The Christmas/holiday season can be difficult for many people. It offers many opportunities for using your resilience resources. What makes this a difficult time? How can you increase your ability to overcome the challenges the season may bring?
Why are the holidays sometimes difficult? Here are a few common reasons:
- Unpredictability. Work, school, and family schedules change during the holidays. You may be away from familiar people and routines. You might be traveling, or have visitors from out of town. Businesses and services you count on may be closed or have limited hours. All of these things lead to reduced predictability, and an increased need to adapt and adjust to different situations.
- Expectations.It’s easy to have unrealistic expectations about the holidays. If you envision a happy gathering with family or friends, where everyone loves the presents you got them and there is no disagreement or conflict, you are almost certain to be disappointed. If you have very little money, but feel that you are failing if you don’t buy nice things for everyone, you will either stress yourself out about not being able to afford what you want to get, or you will stress yourself out about the credit card bills you run up while buying things you can’t afford.
- Loneliness. Many people feel lonely at the holidays. You may be missing loved ones who are gone or far away; you may feel you don’t have any place to belong or anyone who cares about you. In a season where it seems that everyone else is surrounded by friends and family, both of these can feel especially difficult.

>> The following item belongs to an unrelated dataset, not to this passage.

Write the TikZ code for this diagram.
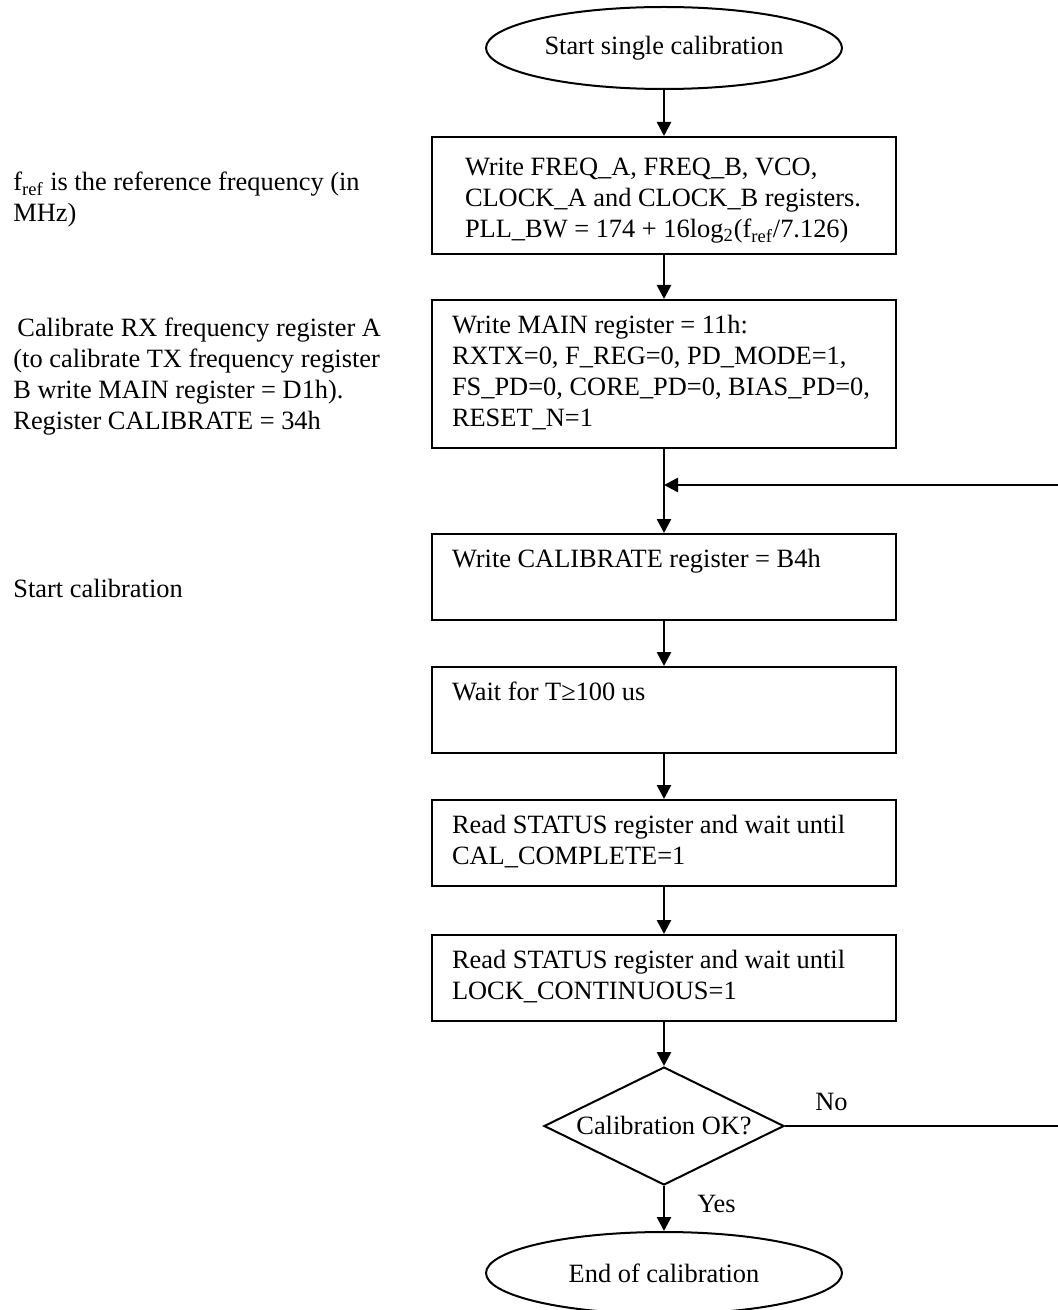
\documentclass[tikz,border=0pt]{standalone}
\usepackage{fontspec}
\setmainfont{Liberation Serif}
\usetikzlibrary{shapes.geometric, arrows.meta}

\begin{document}
\begin{tikzpicture}[x=0.5pt, y=-0.5pt, font=\fontsize{13.2}{15.5}\selectfont,
    flowbox/.style={draw, line width=1pt, align=flush left, text width=212pt, inner xsep=10pt,
        inner ysep=6pt, anchor=north, execute at begin node=\strut, execute at end node=\strut},
    termnode/.style={draw, ellipse, line width=1pt, minimum width=178pt, minimum height=41pt, inner sep=0pt},
    decnode/.style={draw, diamond, aspect=2, line width=1pt, minimum width=120pt, minimum height=59pt, inner sep=0pt},
    note/.style={align=flush left, anchor=north west, inner sep=0pt, execute at begin node=\strut},
    flow/.style={line width=1.3pt, -{Triangle[length=7pt,width=7pt]}}]
        \useasboundingbox (0,0) rectangle (1058,1310);
        \node[termnode] (start) at (664,48) {Start single calibration};
        \node[flowbox, inner xsep=16.5pt, text width=199pt, inner ysep=3.5pt,
            execute at begin node={\rule{0pt}{16pt}}] (wfreq) at (664,136)
            {Write FREQ\_A, FREQ\_B, VCO,\\CLOCK\_A and CLOCK\_B registers.\\PLL\_BW = 174 + 16log\textsubscript{2}(f\textsubscript{ref}/7.126)};
        \node[flowbox] (wmain) at (664,299)
            {Write MAIN register = 11h:\\RXTX=0, F\_REG=0, PD\_MODE=1,\\FS\_PD=0, CORE\_PD=0, BIAS\_PD=0,\\RESET\_N=1};
        \node[flowbox] (wcal) at (664,533) {Write CALIBRATE register = B4h\\ \mbox{}};
        \node[flowbox] (wait) at (664,666) {Wait for T≥100 us\\ \mbox{}};
        \node[flowbox] (rcal) at (664,799) {Read STATUS register and wait until\\CAL\_COMPLETE=1};
        \node[flowbox] (rlock) at (664,934) {Read STATUS register and wait until\\LOCK\_CONTINUOUS=1};
        \node[decnode] (chk) at (664,1126) {Calibration OK?};
        \node[termnode] (stop) at (664,1273) {End of calibration};
        \node[note] (noteref) at (13,172) {f\textsubscript{ref} is the reference frequency (in\\MHz)};
        \node[note] (notemain) at (13,318)
            {\hspace{2pt}Calibrate RX frequency register A\\(to calibrate TX frequency register\\B write MAIN register = D1h).\\Register CALIBRATE = 34h};
        \node[note] (notestart) at (13,575) {Start calibration};
        \coordinate (join) at (664,485);
        \coordinate (loopin) at (1058,485);
        \coordinate (noout) at (1058,1126);
        \draw[flow] (start) -- (wfreq);
        \draw[flow] (wfreq) -- (wmain);
        \draw[flow] (wmain) -- (wcal);
        \draw[flow] (loopin) -- (join);
        \draw[flow] (wcal) -- (wait);
        \draw[flow] (wait) -- (rcal);
        \draw[flow] (rcal) -- (rlock);
        \draw[flow] (rlock) -- (chk);
        \draw[flow] (chk) -- node[pos=0.4, right=16pt, inner sep=0pt] (yes) {Yes} (stop);
        \draw[line width=1.3pt] (chk.east) -- node[pos=0.17, above=7pt, inner sep=0pt] (no) {No} (noout);
\end{tikzpicture}
\end{document}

- Health. During the holidays, you may eat more—and less healthy—food than you usually do. You may drink more alcohol or coffee. You may also exercise less, get less sleep, and spend more time sitting down. All of these things reduce physical well-being and, because of that, make it harder to deal with challenges that you can usually manage with no problems.

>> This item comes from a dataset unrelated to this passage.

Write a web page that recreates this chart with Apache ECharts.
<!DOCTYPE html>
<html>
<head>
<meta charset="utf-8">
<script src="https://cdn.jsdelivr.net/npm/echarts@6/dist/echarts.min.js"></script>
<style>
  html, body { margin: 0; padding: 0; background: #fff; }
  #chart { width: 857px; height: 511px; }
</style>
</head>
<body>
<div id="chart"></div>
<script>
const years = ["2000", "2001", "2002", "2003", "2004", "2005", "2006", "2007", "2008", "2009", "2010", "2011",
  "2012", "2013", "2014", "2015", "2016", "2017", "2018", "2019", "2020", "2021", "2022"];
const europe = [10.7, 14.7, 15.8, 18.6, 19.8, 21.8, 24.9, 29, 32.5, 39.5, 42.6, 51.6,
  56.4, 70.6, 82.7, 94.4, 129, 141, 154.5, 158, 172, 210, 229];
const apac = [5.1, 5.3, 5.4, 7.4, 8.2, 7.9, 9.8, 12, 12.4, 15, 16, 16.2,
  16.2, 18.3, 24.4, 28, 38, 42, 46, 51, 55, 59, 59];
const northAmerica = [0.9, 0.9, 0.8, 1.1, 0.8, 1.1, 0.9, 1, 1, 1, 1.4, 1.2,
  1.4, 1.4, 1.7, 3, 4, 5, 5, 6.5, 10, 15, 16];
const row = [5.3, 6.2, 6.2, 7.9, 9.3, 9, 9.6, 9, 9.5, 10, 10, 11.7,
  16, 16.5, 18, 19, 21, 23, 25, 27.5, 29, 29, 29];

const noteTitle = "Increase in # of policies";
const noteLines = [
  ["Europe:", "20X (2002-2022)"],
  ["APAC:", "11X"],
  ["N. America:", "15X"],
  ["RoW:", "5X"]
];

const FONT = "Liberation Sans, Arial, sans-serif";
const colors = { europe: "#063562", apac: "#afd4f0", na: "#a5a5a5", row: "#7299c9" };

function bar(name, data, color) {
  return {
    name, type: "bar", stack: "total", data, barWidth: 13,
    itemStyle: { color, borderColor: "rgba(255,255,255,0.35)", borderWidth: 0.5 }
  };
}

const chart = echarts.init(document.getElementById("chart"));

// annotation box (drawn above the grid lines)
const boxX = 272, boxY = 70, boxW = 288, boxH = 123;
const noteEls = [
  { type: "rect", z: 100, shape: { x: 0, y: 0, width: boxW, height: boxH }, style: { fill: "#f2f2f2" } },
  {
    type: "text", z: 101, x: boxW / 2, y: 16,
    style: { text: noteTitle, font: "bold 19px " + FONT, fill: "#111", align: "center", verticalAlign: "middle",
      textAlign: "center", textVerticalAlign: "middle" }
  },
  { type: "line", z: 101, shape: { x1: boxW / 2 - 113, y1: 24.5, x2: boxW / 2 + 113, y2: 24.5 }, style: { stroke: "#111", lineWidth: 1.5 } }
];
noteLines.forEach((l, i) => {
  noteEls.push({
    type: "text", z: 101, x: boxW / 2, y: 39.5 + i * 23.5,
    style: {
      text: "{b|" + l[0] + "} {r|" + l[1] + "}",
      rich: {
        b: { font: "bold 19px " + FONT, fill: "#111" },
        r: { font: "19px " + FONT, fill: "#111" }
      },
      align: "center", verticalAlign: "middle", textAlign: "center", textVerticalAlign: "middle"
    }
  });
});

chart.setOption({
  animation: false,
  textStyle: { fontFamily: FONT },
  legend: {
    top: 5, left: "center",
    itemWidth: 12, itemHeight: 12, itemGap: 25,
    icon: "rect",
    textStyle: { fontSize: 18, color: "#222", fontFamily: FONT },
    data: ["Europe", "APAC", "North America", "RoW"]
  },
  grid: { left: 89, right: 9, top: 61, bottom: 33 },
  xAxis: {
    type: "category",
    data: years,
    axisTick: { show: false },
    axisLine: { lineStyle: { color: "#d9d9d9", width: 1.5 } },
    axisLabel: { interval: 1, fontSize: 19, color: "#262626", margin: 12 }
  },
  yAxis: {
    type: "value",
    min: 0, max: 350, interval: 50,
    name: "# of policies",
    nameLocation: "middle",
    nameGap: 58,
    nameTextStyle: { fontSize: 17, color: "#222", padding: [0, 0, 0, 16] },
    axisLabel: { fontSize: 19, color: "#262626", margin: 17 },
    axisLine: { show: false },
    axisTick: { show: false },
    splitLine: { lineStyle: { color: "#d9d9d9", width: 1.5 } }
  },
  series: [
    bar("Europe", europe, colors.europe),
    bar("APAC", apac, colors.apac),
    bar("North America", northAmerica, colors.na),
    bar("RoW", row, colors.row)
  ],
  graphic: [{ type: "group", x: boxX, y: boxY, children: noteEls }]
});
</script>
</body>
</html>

What are some things you can do?
- Expect the unexpected. Yes, the holidays can be unpredictable. And as silly as it sounds, sometimes just reminding yourself that you are in the “unpredictability zone” can help. If you are aware that you are disconnected from daily routines and connections, and that this is likely to feel uncomfortable, you may be able to deal with it better. In addition, if you can think of ways to stay connected with what’s familiar (taking pictures of family or friends with you as you travel, waking up at the same time every day, etc.), this may help as well.
- Check your expectations.If you find yourself feeling disheartened or stressed, see if you can track the feeling back to an unmet expectation. Once you’ve done that you can decide whether the expectation is unrealistic and should be changed, or whether you need to work harder to meet it. It’s also important to recognize that you do not have to accept all the expectations other people have for you. It may not always be comfortable to reject others’ ideas about how you should look, feel, or live your life, but it’s a lot better than driving yourself crazy trying to be someone you are not.
- Reach out.If you are feeling lonely, taking an active step to connect with others can help. This might mean calling a friend or family member, volunteering for an organization that helps others, or finding someone else who is also feeling lonely and planning an activity. It is a very common experience to feel isolated at the holidays, and often the connection you make will be just as helpful to the other person as it is to you.
- Take care of yourself.You will be able to cope with challenges more effectively if your physical energy is strong. Think about what will be most helpful in making you feel healthy. Getting lots of sleep, making good food choices, drinking extra water, getting outside for a walk…whatever it is, make it a high priority for yourself. With more energy, challenges that might otherwise seem overwhelming are likely to look smaller and more manageable.
Recognizing the challenges that the holidays can bring and taking steps to deal with them will help you end the year on a more positive note. And joy is contagious. When you are feeling happier, you are likely to influence others to feel better as well. That’s the best gift you can give!